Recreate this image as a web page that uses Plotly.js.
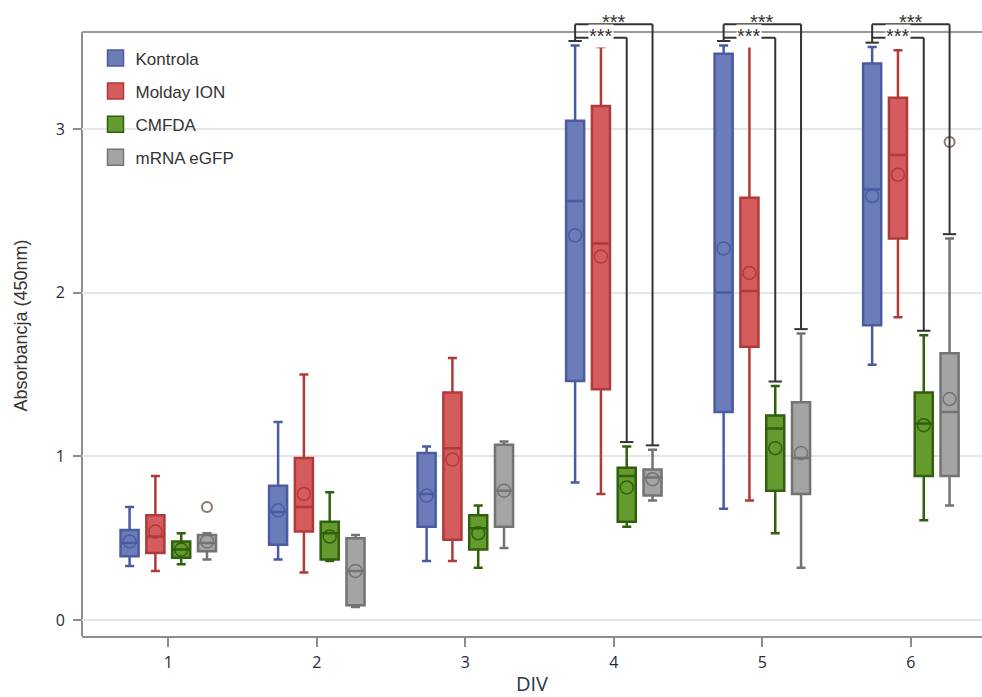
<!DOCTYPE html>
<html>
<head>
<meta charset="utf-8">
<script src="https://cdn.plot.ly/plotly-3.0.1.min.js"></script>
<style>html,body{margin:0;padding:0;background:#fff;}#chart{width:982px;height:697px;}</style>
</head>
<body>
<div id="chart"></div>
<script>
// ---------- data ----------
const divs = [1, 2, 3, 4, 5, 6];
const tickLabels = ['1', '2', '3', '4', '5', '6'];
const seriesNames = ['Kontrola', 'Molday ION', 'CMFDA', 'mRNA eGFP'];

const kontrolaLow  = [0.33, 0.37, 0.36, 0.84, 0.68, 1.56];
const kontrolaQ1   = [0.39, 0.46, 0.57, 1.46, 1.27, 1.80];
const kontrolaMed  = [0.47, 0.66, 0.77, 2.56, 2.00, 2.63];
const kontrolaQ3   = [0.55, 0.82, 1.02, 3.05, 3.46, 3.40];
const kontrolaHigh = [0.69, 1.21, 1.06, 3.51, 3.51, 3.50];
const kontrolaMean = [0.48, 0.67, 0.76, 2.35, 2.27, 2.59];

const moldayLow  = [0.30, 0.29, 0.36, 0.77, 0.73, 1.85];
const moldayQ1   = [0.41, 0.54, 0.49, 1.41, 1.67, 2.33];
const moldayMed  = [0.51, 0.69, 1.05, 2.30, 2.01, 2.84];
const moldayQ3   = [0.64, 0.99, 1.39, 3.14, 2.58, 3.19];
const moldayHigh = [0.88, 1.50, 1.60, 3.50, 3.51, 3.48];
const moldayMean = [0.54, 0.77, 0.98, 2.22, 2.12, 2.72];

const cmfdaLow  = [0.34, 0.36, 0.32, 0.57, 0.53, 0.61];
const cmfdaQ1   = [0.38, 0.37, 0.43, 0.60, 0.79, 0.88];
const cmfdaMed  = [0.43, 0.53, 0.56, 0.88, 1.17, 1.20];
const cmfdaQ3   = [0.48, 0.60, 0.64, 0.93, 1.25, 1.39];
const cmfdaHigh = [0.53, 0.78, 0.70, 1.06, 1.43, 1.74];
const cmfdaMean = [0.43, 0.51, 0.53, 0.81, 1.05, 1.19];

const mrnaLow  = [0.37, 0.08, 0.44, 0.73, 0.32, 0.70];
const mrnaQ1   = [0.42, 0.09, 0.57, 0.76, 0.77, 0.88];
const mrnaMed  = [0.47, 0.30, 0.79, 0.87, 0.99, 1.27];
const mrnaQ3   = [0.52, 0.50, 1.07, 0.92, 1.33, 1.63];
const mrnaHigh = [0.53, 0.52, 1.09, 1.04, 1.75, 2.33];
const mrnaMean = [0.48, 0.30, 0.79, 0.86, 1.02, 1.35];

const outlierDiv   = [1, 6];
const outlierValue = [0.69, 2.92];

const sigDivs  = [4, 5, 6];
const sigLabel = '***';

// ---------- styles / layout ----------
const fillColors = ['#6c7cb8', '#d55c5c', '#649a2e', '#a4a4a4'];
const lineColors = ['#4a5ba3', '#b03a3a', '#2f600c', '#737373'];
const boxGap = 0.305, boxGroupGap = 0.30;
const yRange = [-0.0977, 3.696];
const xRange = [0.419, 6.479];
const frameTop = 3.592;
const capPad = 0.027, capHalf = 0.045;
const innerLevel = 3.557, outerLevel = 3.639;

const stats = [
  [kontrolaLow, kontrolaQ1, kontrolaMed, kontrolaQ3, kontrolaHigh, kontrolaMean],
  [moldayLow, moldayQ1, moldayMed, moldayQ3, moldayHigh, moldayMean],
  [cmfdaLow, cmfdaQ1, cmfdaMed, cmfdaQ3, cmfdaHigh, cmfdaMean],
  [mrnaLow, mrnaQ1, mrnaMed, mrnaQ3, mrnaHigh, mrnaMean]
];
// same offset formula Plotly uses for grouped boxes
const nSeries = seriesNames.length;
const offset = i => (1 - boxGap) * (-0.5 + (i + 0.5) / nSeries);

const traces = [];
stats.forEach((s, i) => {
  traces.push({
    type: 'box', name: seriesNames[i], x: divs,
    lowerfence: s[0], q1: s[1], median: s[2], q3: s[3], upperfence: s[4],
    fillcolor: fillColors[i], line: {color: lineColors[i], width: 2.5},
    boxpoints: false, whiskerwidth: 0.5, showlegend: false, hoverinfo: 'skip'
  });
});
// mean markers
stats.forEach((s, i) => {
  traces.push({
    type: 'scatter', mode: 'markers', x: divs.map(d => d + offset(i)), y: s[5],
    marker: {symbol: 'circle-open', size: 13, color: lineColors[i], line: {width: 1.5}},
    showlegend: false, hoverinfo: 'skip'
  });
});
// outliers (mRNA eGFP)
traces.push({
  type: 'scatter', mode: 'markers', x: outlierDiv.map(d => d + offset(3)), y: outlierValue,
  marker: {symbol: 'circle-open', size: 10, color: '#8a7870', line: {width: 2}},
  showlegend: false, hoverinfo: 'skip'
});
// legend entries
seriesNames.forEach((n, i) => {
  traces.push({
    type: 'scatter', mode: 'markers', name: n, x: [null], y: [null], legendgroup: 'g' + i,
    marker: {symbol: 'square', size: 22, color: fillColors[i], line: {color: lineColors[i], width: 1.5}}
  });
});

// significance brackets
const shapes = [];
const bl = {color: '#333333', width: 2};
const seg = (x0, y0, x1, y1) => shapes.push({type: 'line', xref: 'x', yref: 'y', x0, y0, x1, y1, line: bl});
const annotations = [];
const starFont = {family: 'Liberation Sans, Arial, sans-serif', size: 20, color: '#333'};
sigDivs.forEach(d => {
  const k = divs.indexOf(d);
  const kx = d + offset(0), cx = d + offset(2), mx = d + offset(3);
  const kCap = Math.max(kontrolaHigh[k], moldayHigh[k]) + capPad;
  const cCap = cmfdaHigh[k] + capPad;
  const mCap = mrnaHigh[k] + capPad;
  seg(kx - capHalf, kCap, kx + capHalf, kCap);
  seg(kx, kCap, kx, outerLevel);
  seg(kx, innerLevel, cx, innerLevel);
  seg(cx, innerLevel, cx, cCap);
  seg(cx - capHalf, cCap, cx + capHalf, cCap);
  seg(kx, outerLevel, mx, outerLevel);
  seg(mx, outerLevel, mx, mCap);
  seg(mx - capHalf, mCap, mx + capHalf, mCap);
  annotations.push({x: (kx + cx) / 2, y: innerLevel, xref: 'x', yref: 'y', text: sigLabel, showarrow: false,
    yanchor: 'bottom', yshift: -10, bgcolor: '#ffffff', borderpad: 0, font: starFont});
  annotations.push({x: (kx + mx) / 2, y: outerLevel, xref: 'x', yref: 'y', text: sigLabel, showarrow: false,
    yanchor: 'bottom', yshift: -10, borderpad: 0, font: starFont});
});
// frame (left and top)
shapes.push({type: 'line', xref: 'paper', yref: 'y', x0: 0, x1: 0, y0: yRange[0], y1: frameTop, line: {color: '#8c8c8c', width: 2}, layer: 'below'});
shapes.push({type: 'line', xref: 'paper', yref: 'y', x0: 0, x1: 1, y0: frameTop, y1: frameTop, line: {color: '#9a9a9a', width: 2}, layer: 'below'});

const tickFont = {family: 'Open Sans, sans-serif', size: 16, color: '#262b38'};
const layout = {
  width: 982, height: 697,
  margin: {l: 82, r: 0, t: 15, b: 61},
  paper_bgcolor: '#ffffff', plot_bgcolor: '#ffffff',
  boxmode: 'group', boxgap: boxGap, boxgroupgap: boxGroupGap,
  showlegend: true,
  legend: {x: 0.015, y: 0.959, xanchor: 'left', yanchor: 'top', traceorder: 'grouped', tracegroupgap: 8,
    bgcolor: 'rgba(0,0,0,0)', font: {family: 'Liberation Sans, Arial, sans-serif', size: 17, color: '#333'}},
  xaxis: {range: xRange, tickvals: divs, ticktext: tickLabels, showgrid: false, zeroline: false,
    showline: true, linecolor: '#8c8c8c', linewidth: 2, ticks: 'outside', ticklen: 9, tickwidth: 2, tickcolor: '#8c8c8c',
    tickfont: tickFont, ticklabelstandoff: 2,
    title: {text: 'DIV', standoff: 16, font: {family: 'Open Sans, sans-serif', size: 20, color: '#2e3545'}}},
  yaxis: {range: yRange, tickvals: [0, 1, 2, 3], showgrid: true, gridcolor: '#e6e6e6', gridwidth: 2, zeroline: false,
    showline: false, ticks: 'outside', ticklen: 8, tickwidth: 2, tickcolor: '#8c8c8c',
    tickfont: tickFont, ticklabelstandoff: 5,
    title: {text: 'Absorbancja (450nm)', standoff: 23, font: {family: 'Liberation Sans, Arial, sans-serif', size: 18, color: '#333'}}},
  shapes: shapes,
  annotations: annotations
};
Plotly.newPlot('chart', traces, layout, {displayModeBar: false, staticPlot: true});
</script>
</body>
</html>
· · · ·
> _Description of the task_:
Leave out the pictures and repeat the lines from the start of the material through the line with "const kontrolaMean = [0.48, 0.67, 0.76, 2.35, 2.27, 2.59];", inclusive.

> _Task solution_:
Recreate this image as a web page that uses Plotly.js.
<!DOCTYPE html>
<html>
<head>
<meta charset="utf-8">
<script src="https://cdn.plot.ly/plotly-3.0.1.min.js"></script>
<style>html,body{margin:0;padding:0;background:#fff;}#chart{width:982px;height:697px;}</style>
</head>
<body>
<div id="chart"></div>
<script>
// ---------- data ----------
const divs = [1, 2, 3, 4, 5, 6];
const tickLabels = ['1', '2', '3', '4', '5', '6'];
const seriesNames = ['Kontrola', 'Molday ION', 'CMFDA', 'mRNA eGFP'];

const kontrolaLow  = [0.33, 0.37, 0.36, 0.84, 0.68, 1.56];
const kontrolaQ1   = [0.39, 0.46, 0.57, 1.46, 1.27, 1.80];
const kontrolaMed  = [0.47, 0.66, 0.77, 2.56, 2.00, 2.63];
const kontrolaQ3   = [0.55, 0.82, 1.02, 3.05, 3.46, 3.40];
const kontrolaHigh = [0.69, 1.21, 1.06, 3.51, 3.51, 3.50];
const kontrolaMean = [0.48, 0.67, 0.76, 2.35, 2.27, 2.59];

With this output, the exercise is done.